-- START COLLECTED MATERIAL --

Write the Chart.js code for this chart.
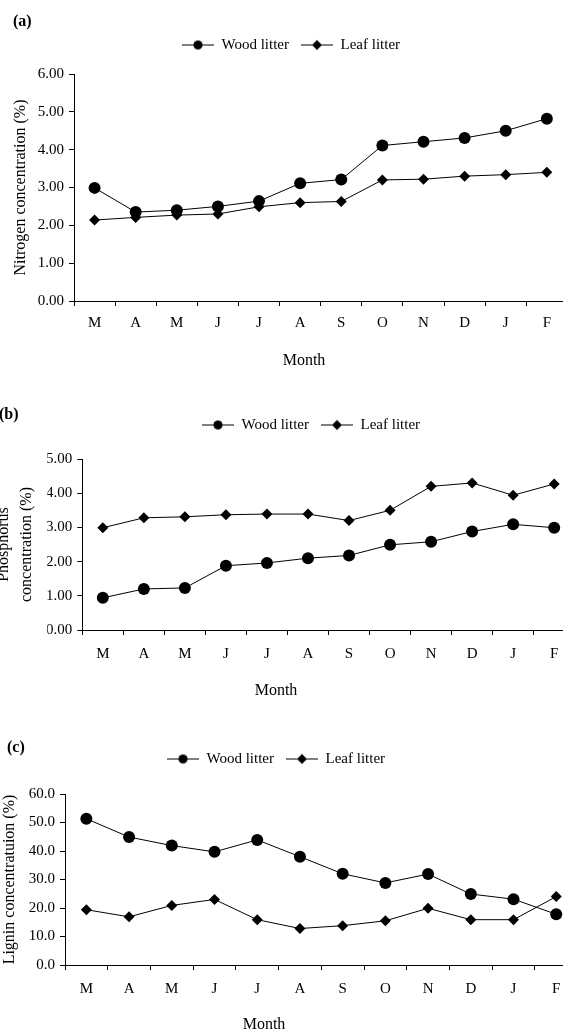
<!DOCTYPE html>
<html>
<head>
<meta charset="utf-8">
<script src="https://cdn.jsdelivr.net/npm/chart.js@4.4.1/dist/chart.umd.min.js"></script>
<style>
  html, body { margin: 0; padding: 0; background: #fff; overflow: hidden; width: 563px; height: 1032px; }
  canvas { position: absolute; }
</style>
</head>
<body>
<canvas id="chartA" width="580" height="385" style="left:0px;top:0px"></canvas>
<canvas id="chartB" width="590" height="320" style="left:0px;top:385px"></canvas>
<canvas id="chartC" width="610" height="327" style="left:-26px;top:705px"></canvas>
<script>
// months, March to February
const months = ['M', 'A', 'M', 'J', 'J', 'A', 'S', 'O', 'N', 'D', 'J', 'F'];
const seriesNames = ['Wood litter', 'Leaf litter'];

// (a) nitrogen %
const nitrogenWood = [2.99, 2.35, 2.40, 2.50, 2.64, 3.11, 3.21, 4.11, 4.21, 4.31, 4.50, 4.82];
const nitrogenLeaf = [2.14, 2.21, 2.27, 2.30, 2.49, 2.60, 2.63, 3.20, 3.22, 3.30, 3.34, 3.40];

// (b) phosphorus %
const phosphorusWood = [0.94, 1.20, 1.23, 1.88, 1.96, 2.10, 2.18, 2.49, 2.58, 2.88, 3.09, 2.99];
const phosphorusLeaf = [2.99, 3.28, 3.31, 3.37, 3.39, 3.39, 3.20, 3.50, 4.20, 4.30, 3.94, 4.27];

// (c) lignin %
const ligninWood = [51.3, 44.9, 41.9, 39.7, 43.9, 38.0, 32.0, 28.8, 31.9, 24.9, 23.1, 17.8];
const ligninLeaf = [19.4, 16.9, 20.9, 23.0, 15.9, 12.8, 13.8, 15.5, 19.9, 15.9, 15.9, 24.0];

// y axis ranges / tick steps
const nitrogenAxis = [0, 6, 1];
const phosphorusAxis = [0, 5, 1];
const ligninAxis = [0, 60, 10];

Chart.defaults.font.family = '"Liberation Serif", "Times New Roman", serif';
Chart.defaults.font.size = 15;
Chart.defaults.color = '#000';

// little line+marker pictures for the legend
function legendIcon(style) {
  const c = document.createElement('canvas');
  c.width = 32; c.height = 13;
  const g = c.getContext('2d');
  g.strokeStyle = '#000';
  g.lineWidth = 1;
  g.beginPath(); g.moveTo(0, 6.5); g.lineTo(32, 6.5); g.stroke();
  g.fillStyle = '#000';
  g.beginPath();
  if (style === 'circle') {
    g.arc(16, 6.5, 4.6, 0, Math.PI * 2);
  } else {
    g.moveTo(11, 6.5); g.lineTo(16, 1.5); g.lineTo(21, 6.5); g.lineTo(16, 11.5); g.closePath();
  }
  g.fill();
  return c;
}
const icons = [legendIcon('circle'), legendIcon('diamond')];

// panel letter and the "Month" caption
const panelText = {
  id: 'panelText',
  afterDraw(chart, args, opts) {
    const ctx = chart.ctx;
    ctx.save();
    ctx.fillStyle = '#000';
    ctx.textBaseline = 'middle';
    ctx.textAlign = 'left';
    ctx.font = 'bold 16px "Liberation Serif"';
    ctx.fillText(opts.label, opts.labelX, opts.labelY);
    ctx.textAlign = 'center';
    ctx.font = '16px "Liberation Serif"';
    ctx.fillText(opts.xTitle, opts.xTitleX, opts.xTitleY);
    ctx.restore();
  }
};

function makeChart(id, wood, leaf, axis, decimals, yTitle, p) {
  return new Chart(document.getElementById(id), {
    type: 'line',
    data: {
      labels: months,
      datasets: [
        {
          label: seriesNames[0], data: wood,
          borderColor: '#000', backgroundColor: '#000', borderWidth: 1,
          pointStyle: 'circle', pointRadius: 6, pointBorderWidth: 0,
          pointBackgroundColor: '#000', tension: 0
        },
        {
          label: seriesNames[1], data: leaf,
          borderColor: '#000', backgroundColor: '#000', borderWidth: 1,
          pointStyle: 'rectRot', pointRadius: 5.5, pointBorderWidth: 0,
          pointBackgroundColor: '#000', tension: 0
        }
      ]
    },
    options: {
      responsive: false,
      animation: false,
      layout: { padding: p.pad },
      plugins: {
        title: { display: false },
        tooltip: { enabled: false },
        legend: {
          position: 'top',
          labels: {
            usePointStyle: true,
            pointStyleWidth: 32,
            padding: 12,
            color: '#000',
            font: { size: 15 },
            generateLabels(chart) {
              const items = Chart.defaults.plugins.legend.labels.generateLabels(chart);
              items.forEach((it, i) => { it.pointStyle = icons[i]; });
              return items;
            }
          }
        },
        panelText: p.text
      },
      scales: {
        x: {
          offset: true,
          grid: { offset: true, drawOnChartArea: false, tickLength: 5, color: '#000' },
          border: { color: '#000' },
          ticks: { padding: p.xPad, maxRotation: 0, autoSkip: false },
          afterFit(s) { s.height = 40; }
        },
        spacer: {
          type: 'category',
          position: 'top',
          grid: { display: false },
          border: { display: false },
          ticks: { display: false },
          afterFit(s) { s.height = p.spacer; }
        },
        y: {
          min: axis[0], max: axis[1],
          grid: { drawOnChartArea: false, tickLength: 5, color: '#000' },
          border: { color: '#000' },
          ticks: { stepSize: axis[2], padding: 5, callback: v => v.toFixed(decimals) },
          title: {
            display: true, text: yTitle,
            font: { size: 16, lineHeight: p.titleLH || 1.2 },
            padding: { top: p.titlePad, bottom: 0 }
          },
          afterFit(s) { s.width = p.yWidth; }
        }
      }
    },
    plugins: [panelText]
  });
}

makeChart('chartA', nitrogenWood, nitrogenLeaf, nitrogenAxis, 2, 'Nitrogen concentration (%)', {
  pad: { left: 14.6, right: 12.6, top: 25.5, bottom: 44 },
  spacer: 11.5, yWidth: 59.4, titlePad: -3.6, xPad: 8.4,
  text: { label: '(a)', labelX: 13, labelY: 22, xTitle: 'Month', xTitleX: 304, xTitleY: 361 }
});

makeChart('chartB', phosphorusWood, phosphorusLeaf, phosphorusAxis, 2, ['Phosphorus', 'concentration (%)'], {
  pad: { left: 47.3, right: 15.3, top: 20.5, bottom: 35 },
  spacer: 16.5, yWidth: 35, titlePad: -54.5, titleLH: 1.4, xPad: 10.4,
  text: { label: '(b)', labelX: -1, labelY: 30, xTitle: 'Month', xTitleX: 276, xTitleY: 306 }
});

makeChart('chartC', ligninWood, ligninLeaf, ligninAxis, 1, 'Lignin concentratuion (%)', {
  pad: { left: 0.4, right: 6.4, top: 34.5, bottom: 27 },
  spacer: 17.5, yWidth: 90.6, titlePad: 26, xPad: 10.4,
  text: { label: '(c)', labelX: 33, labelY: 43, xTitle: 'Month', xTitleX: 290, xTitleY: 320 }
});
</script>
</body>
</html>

-- END COLLECTED MATERIAL --

= DIRECTIVE =
Please reproduce the listing exactly from its opening line through the line that contains "4.30, 3.94, 4.27];", both included, with all pictures omitted.

= SOLUTION =
Write the Chart.js code for this chart.
<!DOCTYPE html>
<html>
<head>
<meta charset="utf-8">
<script src="https://cdn.jsdelivr.net/npm/chart.js@4.4.1/dist/chart.umd.min.js"></script>
<style>
  html, body { margin: 0; padding: 0; background: #fff; overflow: hidden; width: 563px; height: 1032px; }
  canvas { position: absolute; }
</style>
</head>
<body>
<canvas id="chartA" width="580" height="385" style="left:0px;top:0px"></canvas>
<canvas id="chartB" width="590" height="320" style="left:0px;top:385px"></canvas>
<canvas id="chartC" width="610" height="327" style="left:-26px;top:705px"></canvas>
<script>
// months, March to February
const months = ['M', 'A', 'M', 'J', 'J', 'A', 'S', 'O', 'N', 'D', 'J', 'F'];
const seriesNames = ['Wood litter', 'Leaf litter'];

// (a) nitrogen %
const nitrogenWood = [2.99, 2.35, 2.40, 2.50, 2.64, 3.11, 3.21, 4.11, 4.21, 4.31, 4.50, 4.82];
const nitrogenLeaf = [2.14, 2.21, 2.27, 2.30, 2.49, 2.60, 2.63, 3.20, 3.22, 3.30, 3.34, 3.40];

// (b) phosphorus %
const phosphorusWood = [0.94, 1.20, 1.23, 1.88, 1.96, 2.10, 2.18, 2.49, 2.58, 2.88, 3.09, 2.99];
const phosphorusLeaf = [2.99, 3.28, 3.31, 3.37, 3.39, 3.39, 3.20, 3.50, 4.20, 4.30, 3.94, 4.27];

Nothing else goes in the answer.